By Fr. Corey Close
Recently I had the privilege to attend my first TEC (Teens Encounter Christ) retreat, held at St. Joseph Parish in DeWitt. The retreat is for high school juniors and seniors, and we were lucky to have about 20 teens on the retreat. If you aren’t familiar with TEC, it is very similar to retreats such as CEW (Christian Experience Weekend) or COR (Christ in Others Retreat), with team member talks interspersed with various activities to make the message more concrete. Prayer, Mass, the sacrament of reconciliation, and eucharistic adoration form cornerstones of the retreat that the talks revolve around. It is a powerful experience that helps teens to experience and live out their Catholic faith more deeply.
Diocesan Vocations Director Father Thom Hennen was the retreat’s spiritual director, and I aided him in whatever ways I could. He gave the central talk, about the Paschal Mystery: the passion, death and resurrection of Christ. The teens were then able to develop a “living” stations of the cross. It was great to see how they incorporated the passion of Christ into their own daily experiences.
After a break, I gave a talk titled “Metanoia,” which is a Greek word roughly meaning “to turn away from.” Taken from the prayer of Ash Wednesday, “Turn away from sin and be faithful to the Gospel,” the metanoia talk centered on the theme of conversion and of living the radical life of a disciple of Jesus Christ. It was a powerful experience for me to be able to convey that message through the story of my life, which I believe is a perfect example of metanoia. Not because I’ve been so good at turning away, but because I’ve been so poor at it!
When I was in high school and college, the age of the participants and most of the team members, I fought mightily against what I knew my calling was: to be a priest. I desired marriage and refused to turn away from my vision for my life. By the grace of God, however, he gave me the courage to finally turn and to trust. Much of my life since has been peppered with similar struggles. It seems time and again I want “A” for my life while God wants “B!” However, when I finally have the courage (by grace!) to try God’s way, my life is changed for the better. What a powerful experience to work with these juniors and seniors, and to share with them who and where I was when I was in their shoes.
When we choose our own way, as I did for about a decade, our lives end up being boring and unfulfilling. When we turn from our own plans and let Jesus decide, we will never be short of exciting, unexpected things to do and experience! In my daily life as a priest, no two days are the same, nor are there days that go totally as expected. It can be frightening at times, but I wouldn’t trade it for a thing in the world!

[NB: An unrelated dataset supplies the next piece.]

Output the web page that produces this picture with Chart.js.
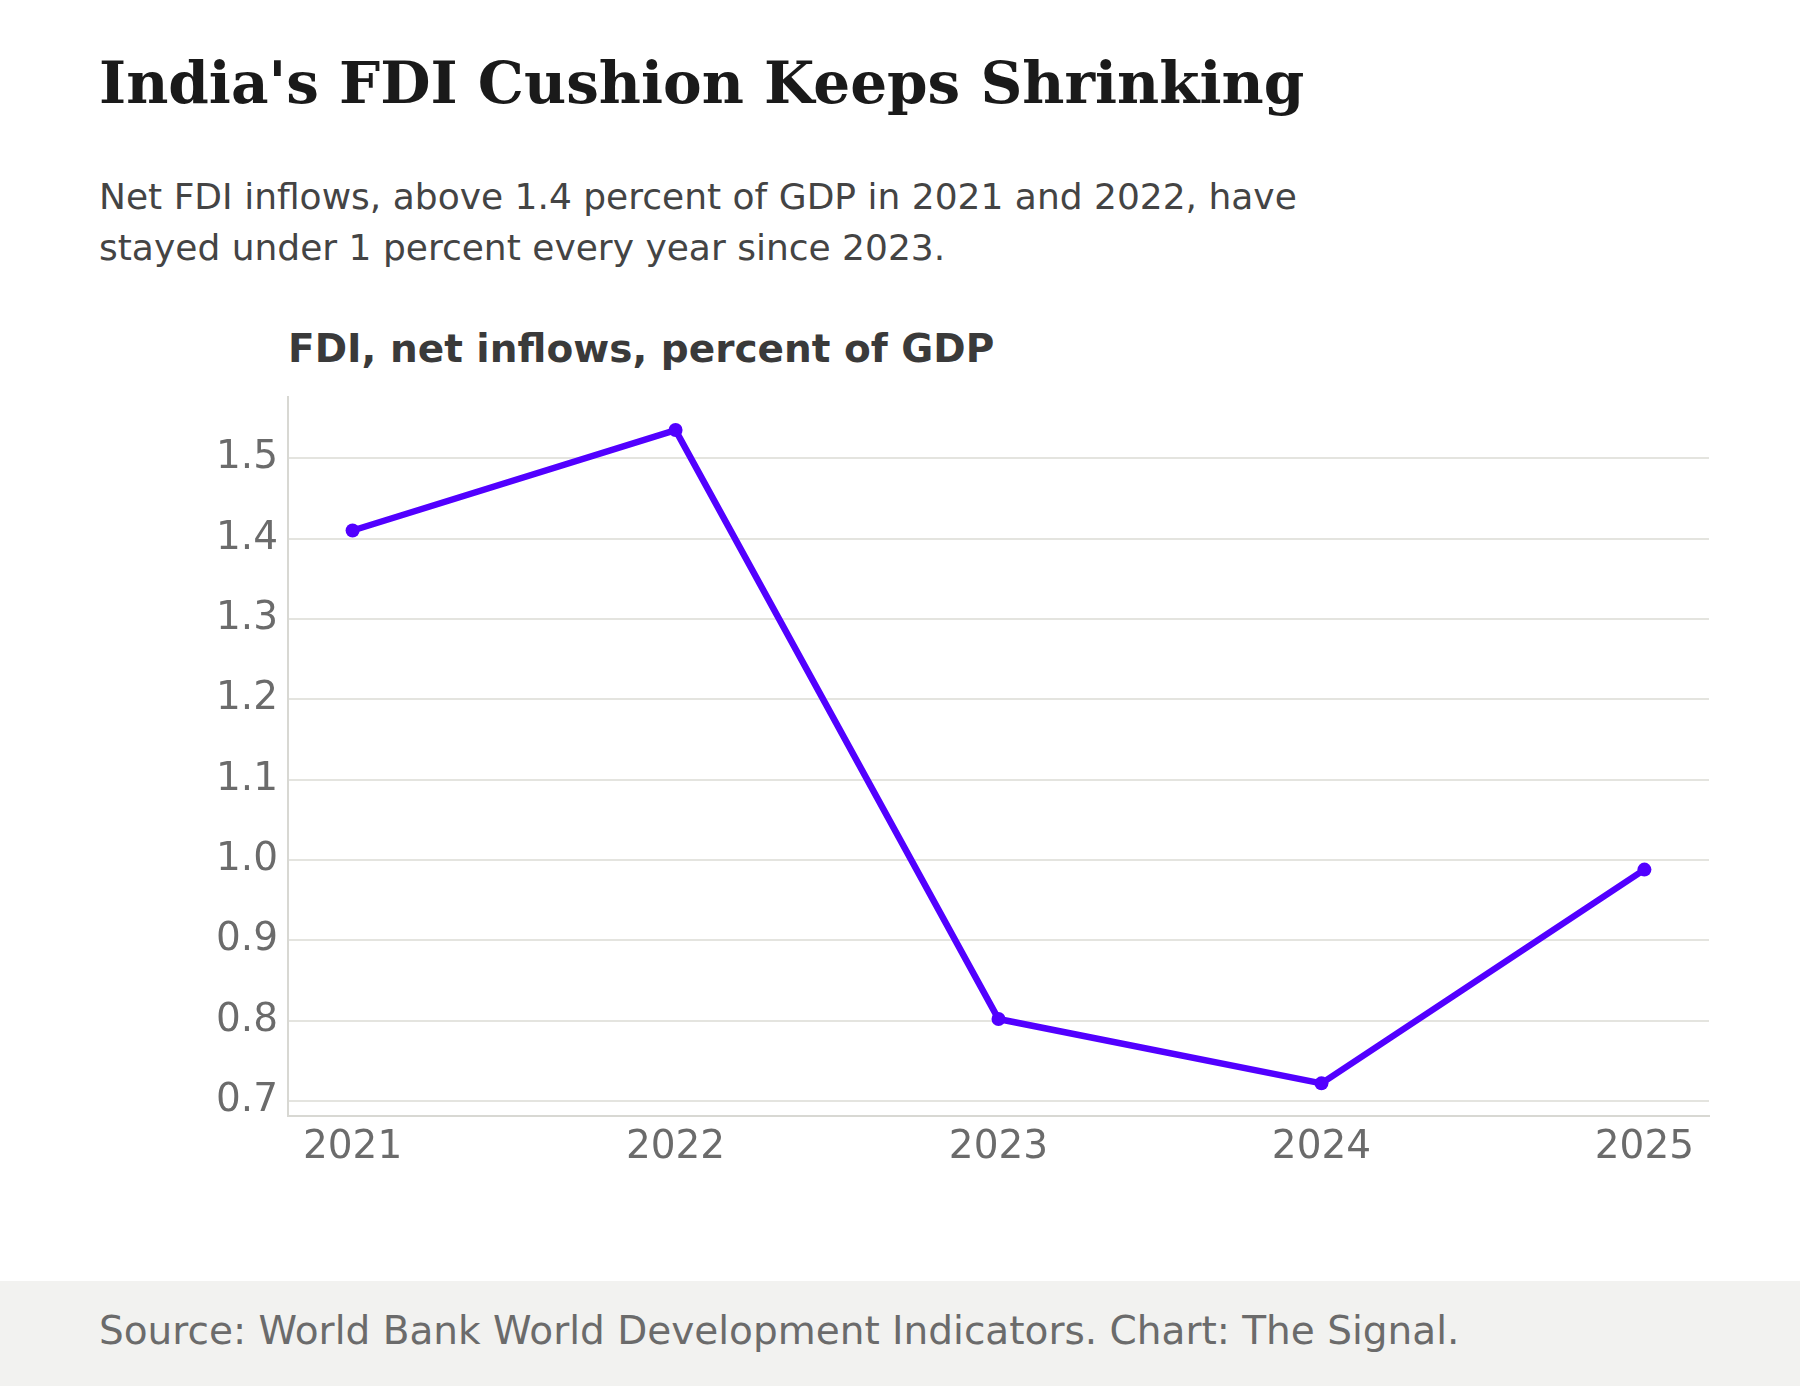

After my talk, we had a communal penance service where individuals could confess their sins to Fr. Hennen, Father Paul Connolly and me. I love the sacrament of reconciliation, both as a penitent and as a confessor. It is always a powerful experience of God’s mercy and love, especially when he works through you in ways you never expected.
The following day was Sunday and it was great to listen to the other talks and to celebrate Mass with the retreat participants. At the close of the day, we had adoration of the Blessed Sacrament, during which I was able to lead and preach. It was an awesome time to experience the beauty of God’s presence in the Eucharist. Fr. Thom and I made ourselves available for spiritual direction. It was a great privilege to help so many of these young people as they prepare for their crucial college years.
Overall, the retreat was a tremendous experience for me and it was a privilege to pray for and experience the faith of these young people. I hope and pray that if any of you are juniors or sophomores in high school now, or have children of that age, you will consider doing TEC next year. There’s also Quest for freshmen and sophomores, COR for sophomores and juniors, and other retreats for college-age students.
A retreat is an awesome opportunity for us to pull away from the craziness and the business of the world we live in and give God a weekend to work his love in our life. As James writes, “Draw near to God, and he will draw near to you.” (James 4:8).
(Fr. Corey Close is parochial vicar at Prince of Peace Parish in Clinton.)